Ryzen 7 5800X3D, the best overall AM4 gaming chip
If your goal is the strongest AM4 gaming result, this is the chip to buy. The 5800X3D still delivers excellent real-world frame rates, and it often feels like a full platform jump when you're moving from an older Ryzen CPU.
It makes the most sense for people who already own a solid AM4 board and want one last top-tier upgrade. Add a BIOS update if your board needs it, pair it with decent cooling, and you're done. The main problem is price. When used or leftover stock gets inflated, its lead becomes harder to justify.
Ryzen 7 5700X3D, the smart fallback when the 5800X3D is hard to find
This is the near-top option that makes the most sense for many buyers today. In lots of games, the gap between it and the 5800X3D is small enough that you won't feel it without a benchmark overlay.
Because it usually costs less and shows up more often, the 5700X3D has become the smarter shelf pick in 2026. It still gets the big cache advantage, and it still suits high-refresh gaming far better than standard Ryzen 5000 chips. If the 5800X3D looks overpriced, this is the one to grab.
Ryzen 5 5600, the budget AM4 CPU that still plays well
The Ryzen 5 5600 is where value takes over. It doesn't have 3D V-Cache, so it can't hang with the X3D pair in heavy strategy games, sims, or esports titles at high frame rates.
However, it still offers a huge jump for anyone stuck on first-gen or second-gen Ryzen. It's cheap, easy to cool, and strong enough for solid 1080p gaming with a mid-range GPU. For older systems that need a low-cost second life, the 5600 is still the budget floor worth buying.
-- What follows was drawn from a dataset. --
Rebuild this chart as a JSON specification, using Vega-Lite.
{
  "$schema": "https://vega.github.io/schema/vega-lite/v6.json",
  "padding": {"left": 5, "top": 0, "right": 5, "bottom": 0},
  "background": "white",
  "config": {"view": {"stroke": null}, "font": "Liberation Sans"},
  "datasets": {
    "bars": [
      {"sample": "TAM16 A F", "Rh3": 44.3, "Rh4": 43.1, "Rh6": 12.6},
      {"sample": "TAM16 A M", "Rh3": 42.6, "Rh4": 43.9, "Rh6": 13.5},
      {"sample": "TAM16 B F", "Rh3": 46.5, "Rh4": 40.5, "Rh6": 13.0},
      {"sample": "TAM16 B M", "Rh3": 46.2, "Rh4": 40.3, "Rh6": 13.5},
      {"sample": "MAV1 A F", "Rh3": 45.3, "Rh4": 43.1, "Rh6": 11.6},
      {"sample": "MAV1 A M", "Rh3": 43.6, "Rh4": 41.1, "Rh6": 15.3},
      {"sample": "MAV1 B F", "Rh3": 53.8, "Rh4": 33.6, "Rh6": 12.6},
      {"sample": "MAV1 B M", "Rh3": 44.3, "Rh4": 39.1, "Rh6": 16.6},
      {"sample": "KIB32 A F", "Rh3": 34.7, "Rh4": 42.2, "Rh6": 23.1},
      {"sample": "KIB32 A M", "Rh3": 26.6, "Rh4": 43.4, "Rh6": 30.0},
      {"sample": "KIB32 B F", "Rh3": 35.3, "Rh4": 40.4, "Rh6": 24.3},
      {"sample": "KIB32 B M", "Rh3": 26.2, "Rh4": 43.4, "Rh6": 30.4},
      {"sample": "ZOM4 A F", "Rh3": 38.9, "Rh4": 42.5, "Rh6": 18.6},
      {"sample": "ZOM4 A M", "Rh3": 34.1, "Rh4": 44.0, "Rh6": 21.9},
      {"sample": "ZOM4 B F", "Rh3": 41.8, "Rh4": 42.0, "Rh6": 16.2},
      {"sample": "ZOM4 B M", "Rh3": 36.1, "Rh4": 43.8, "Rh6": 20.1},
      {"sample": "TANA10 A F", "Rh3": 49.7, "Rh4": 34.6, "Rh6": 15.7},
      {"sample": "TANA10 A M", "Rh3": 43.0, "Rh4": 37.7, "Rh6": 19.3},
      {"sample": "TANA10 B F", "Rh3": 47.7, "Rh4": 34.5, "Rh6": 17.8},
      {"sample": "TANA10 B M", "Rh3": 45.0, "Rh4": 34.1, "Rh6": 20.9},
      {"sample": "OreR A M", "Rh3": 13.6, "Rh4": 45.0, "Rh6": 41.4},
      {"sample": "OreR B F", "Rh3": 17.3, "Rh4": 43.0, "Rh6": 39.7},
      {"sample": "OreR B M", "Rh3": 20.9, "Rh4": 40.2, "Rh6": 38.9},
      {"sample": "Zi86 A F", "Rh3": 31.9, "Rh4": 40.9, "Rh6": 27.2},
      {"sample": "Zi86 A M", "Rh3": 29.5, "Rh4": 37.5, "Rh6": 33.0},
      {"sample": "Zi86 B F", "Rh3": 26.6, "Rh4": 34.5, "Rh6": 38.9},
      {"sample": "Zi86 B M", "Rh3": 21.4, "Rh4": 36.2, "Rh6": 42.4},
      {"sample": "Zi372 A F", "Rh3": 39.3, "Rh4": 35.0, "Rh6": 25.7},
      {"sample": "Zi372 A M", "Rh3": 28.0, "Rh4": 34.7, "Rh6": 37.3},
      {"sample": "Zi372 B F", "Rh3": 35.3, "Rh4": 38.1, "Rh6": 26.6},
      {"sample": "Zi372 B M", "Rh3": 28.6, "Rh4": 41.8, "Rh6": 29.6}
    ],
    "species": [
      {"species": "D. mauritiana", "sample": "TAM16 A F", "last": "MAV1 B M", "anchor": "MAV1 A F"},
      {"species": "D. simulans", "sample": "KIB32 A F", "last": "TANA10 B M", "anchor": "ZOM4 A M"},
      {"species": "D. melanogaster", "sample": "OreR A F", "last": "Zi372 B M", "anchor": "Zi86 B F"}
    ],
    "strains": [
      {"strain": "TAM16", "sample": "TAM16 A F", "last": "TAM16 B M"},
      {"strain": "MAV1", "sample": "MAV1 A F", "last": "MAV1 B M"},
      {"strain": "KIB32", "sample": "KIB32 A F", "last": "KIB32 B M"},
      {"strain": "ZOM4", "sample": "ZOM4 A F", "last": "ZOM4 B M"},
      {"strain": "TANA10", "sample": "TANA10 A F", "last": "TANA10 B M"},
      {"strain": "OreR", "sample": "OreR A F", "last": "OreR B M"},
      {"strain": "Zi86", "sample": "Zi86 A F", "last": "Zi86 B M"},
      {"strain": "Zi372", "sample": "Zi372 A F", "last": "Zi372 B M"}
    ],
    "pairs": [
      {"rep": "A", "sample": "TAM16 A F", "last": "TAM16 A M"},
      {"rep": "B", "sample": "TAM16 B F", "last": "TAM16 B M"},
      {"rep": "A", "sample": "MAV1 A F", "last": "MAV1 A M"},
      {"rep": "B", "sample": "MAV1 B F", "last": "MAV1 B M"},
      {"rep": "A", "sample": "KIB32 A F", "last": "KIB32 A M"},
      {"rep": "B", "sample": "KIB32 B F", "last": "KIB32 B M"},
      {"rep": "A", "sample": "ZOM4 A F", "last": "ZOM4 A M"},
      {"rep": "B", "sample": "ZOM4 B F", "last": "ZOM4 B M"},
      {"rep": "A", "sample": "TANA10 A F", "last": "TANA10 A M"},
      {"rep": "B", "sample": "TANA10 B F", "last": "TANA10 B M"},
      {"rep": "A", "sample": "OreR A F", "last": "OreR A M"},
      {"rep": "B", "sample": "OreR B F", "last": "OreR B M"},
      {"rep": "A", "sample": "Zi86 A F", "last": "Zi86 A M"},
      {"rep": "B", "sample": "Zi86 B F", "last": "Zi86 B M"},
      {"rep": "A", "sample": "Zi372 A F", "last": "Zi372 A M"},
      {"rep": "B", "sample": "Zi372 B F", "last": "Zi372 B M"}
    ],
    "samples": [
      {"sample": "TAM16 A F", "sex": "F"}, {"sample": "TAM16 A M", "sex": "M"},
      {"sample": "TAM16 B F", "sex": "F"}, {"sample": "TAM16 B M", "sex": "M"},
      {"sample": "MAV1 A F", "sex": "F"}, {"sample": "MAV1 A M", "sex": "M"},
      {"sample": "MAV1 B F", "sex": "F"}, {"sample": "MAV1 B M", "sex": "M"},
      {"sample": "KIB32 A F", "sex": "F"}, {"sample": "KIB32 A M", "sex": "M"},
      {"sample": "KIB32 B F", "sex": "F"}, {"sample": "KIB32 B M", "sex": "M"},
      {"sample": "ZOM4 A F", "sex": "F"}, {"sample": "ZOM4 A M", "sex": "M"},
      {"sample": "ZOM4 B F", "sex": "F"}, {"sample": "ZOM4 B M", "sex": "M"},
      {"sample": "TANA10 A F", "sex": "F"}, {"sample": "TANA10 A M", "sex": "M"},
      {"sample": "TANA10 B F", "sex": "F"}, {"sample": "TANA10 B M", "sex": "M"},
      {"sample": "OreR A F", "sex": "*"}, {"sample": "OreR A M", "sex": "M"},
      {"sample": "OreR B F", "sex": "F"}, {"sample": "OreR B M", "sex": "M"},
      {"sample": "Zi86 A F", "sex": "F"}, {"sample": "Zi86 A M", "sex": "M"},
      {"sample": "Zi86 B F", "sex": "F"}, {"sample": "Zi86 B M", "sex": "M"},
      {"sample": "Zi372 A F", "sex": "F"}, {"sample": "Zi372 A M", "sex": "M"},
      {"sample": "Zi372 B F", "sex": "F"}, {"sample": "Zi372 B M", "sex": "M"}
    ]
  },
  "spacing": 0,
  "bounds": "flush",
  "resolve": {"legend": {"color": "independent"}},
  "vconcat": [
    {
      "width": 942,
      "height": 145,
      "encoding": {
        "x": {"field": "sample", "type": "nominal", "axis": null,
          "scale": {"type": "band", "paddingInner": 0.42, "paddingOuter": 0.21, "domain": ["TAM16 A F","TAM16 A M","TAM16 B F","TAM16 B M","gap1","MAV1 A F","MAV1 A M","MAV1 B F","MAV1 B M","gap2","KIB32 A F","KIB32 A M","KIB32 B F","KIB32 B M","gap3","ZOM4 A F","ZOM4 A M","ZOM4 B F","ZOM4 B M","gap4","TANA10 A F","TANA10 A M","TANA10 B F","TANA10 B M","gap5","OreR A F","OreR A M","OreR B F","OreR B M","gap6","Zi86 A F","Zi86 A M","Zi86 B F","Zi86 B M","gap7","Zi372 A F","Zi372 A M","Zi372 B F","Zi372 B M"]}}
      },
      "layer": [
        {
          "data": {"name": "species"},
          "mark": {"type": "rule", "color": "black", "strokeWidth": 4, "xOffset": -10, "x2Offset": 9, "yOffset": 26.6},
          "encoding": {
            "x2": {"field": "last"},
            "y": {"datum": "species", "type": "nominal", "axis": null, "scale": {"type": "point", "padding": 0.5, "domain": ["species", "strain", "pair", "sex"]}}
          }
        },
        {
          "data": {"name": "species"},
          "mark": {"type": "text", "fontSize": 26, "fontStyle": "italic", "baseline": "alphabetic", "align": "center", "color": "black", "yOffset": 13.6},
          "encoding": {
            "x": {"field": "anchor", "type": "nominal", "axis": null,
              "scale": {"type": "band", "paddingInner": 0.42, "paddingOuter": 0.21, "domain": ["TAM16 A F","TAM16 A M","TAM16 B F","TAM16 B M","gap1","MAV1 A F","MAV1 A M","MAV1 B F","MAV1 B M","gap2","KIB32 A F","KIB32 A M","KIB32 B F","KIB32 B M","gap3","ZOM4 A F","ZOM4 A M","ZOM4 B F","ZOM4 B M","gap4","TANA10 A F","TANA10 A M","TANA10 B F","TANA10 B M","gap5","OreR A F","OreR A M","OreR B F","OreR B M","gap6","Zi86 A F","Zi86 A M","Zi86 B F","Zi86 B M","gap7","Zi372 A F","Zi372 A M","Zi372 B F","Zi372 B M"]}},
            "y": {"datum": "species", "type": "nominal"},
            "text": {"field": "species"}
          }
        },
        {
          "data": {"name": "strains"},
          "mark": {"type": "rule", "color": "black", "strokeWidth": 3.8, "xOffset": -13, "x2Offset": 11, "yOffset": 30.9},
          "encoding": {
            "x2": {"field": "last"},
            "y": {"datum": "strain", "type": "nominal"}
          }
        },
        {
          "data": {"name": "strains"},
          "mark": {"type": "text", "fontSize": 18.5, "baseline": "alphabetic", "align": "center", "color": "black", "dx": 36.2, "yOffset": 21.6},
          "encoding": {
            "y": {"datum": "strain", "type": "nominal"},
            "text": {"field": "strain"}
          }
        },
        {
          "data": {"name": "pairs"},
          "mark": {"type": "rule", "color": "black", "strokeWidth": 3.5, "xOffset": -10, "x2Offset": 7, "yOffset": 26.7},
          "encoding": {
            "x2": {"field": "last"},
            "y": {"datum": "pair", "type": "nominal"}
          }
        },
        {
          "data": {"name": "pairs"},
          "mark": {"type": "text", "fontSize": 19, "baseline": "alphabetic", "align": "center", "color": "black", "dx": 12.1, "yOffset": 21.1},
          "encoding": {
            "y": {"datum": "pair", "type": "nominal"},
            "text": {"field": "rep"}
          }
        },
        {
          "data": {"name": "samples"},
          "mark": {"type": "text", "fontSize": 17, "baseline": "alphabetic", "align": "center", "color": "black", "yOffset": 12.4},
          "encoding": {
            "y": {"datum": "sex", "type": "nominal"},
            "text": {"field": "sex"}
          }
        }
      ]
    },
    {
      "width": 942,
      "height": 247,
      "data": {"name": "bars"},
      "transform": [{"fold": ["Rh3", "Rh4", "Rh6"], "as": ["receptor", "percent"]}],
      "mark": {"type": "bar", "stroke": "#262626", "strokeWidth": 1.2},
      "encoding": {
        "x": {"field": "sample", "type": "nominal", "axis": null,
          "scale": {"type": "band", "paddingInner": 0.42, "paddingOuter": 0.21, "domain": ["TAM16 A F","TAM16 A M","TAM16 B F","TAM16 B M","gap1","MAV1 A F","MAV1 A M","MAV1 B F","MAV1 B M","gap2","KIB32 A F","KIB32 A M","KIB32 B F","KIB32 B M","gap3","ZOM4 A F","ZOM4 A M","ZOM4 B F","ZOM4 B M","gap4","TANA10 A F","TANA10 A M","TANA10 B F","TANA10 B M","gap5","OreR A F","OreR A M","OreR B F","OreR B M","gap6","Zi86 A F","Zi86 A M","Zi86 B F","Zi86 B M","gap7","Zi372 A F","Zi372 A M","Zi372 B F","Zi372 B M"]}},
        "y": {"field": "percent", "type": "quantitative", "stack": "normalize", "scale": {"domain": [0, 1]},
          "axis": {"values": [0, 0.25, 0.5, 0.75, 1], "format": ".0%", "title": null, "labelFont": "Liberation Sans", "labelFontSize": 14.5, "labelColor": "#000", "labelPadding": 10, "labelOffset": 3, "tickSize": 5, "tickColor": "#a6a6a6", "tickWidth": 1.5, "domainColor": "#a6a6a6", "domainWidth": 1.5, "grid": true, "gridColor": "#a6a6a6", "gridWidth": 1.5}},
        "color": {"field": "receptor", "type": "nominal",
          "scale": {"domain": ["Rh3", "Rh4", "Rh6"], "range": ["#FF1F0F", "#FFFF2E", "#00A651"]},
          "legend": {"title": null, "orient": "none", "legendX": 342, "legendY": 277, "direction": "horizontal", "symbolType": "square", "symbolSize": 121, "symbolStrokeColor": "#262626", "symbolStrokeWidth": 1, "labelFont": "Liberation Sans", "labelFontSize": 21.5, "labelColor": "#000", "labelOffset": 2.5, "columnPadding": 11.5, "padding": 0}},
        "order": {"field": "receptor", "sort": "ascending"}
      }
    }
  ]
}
How to choose the right AM4 upgrade for your build
The right chip depends on where your current system hits the wall. At 1080p with a fast monitor, the CPU matters more. At 1440p and above, the GPU often takes over unless you play simulation, strategy, or competitive shooters.
At 1080p high refresh, the CPU usually shows its limits sooner than the graphics card.
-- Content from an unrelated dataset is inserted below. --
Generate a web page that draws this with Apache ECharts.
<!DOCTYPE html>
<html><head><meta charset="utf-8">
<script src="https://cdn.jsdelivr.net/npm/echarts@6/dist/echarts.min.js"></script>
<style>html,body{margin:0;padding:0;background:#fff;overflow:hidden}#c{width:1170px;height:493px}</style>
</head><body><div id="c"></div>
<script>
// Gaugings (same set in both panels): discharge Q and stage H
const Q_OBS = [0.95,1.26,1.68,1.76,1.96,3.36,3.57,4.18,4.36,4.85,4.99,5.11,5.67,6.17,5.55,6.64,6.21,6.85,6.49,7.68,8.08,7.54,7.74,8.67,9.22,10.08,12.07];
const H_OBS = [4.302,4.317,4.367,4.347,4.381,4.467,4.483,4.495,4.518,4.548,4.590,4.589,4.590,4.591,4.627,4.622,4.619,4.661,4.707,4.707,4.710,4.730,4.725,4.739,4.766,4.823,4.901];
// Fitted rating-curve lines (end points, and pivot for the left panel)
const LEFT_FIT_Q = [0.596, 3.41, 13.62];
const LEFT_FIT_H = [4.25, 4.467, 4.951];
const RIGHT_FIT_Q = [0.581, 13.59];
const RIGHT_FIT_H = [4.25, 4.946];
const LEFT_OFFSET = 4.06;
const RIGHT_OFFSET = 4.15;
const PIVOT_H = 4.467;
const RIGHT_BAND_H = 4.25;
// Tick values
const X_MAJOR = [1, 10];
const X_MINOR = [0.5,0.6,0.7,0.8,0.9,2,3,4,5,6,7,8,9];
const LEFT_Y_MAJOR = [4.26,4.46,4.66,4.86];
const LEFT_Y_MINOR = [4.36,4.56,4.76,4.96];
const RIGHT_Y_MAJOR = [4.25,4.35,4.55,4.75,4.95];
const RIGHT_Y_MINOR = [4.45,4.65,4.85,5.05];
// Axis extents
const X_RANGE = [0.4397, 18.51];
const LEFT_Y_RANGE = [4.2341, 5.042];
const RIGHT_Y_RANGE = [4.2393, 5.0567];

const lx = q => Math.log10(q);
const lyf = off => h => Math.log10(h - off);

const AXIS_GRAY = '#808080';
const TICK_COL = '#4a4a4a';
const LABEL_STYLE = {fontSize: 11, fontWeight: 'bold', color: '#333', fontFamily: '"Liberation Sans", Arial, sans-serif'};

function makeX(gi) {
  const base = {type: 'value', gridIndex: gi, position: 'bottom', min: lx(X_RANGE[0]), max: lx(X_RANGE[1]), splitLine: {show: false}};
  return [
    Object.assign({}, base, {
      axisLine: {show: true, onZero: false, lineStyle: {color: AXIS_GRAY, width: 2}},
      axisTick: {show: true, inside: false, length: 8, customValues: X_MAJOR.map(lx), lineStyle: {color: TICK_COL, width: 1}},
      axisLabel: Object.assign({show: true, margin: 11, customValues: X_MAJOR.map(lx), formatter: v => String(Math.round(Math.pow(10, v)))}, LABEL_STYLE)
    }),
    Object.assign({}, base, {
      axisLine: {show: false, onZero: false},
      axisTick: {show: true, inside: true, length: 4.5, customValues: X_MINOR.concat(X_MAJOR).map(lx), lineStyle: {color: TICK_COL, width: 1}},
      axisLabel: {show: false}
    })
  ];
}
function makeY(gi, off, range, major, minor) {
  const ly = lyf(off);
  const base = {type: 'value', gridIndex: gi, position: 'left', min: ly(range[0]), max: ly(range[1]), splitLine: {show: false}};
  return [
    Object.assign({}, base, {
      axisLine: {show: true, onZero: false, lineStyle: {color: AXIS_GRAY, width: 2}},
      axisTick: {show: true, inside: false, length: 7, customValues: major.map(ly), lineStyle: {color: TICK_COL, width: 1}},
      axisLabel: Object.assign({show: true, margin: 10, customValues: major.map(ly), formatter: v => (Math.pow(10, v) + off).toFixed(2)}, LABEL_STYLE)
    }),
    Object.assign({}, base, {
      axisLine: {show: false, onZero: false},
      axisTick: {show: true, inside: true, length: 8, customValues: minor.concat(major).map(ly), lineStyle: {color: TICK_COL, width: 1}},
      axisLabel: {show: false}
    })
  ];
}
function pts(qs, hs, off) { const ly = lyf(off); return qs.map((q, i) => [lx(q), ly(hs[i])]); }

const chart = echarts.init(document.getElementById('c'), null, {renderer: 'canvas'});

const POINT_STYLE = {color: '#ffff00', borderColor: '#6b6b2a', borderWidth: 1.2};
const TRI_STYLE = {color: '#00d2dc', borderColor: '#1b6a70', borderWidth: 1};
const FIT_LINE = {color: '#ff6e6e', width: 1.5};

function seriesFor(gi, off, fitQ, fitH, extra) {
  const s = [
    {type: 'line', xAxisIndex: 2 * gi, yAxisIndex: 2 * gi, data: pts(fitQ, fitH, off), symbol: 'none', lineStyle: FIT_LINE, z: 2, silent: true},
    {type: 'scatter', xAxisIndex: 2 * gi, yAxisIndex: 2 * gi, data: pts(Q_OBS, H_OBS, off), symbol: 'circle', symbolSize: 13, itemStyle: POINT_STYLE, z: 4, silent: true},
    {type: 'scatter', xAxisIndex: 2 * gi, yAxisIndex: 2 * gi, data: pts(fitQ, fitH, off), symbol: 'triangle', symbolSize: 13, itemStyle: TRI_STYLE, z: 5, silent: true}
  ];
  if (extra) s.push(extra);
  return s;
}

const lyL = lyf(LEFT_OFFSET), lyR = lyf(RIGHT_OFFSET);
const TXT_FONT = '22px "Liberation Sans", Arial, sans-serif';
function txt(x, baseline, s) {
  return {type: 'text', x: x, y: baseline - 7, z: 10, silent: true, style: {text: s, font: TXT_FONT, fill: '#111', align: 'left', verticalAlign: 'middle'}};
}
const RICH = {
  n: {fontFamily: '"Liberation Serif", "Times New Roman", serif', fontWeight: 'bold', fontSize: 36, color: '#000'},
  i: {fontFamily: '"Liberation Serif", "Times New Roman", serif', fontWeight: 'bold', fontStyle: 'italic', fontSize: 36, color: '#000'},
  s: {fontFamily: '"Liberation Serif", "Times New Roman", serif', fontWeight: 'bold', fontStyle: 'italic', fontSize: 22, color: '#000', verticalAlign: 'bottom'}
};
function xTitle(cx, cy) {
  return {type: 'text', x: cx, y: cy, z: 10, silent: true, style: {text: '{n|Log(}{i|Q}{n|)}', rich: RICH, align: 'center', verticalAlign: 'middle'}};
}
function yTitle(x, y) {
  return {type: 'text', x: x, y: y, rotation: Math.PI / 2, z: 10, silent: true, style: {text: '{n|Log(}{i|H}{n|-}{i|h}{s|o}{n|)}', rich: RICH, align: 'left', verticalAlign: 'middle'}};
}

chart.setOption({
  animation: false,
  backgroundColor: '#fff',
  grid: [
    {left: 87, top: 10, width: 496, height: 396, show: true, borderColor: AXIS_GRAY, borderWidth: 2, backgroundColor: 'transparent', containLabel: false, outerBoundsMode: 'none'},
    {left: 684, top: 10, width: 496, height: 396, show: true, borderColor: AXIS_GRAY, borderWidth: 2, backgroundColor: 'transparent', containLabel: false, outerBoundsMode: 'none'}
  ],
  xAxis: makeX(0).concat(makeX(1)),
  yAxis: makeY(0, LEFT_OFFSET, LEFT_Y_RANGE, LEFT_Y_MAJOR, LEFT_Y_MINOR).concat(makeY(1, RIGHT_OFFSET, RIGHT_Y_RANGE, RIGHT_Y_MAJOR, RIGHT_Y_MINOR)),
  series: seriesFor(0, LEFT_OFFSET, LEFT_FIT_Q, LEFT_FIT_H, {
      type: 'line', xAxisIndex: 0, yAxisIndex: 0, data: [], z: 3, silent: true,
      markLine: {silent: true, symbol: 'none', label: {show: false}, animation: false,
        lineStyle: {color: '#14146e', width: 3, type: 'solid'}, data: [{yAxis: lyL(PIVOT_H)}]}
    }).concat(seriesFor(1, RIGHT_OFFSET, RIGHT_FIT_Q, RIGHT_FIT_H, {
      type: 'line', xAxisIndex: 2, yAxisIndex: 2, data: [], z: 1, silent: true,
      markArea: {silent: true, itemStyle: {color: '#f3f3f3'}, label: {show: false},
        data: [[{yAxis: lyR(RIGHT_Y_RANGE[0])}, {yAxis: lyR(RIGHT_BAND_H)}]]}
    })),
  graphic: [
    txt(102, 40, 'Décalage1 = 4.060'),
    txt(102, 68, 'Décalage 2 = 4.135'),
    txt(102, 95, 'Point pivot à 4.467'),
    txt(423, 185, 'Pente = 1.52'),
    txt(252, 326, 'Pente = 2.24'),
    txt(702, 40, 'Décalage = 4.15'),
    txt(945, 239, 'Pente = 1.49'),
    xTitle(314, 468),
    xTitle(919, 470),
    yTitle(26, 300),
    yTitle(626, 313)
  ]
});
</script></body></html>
If you're unsure which part is holding you back, this guide on what limits your gaming FPS can help you sort it out before you buy.
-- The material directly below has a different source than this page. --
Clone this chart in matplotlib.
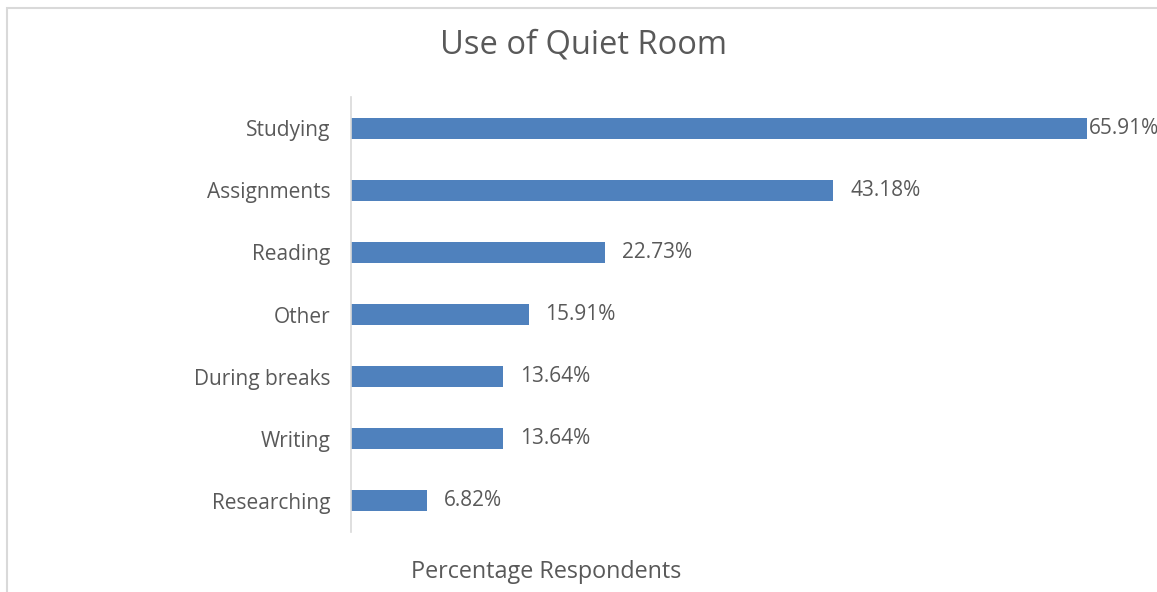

Pick the 5800X3D if you want the best possible frame rates
Choose the 5800X3D when you want the fastest AM4 gaming chip and don't want to replace your motherboard yet. It's the best fit for competitive games, sim racers, city builders, and other titles that love extra cache.
It also makes sense if you already own a strong GPU and play at low settings for max frame rate. In that setup, the processor matters more, and the 5800X3D gives AM4 its highest ceiling.
Choose the 5700X3D or 5600 if value matters more than max speed
Pick the 5700X3D when you want almost all of the X3D gaming benefit without chasing the last few frames. It's the easier recommendation when prices are normal, and it fits well with GPUs from the RTX 4070 class down through strong mid-range cards.
Go with the 5600 if your budget is tight, your board is older, or your GPU isn't fast enough to expose the gap. A recent AM4 upgrade thread from Ryzen users lands in a similar place: X3D first if you can afford it, Ryzen 5 5600 if you want the cheapest sensible gaming jump.
Final thoughts
If you want the last and fastest swing on AM4, buy the Ryzen 7 5800X3D. When price or stock gets messy, the Ryzen 7 5700X3D is the clear backup, and the Ryzen 5 5600 remains the budget choice that still plays well.
That simple three-tier view is why AM4 still matters in 2026. You can squeeze a lot more life out of an older gaming PC without rebuilding the whole thing.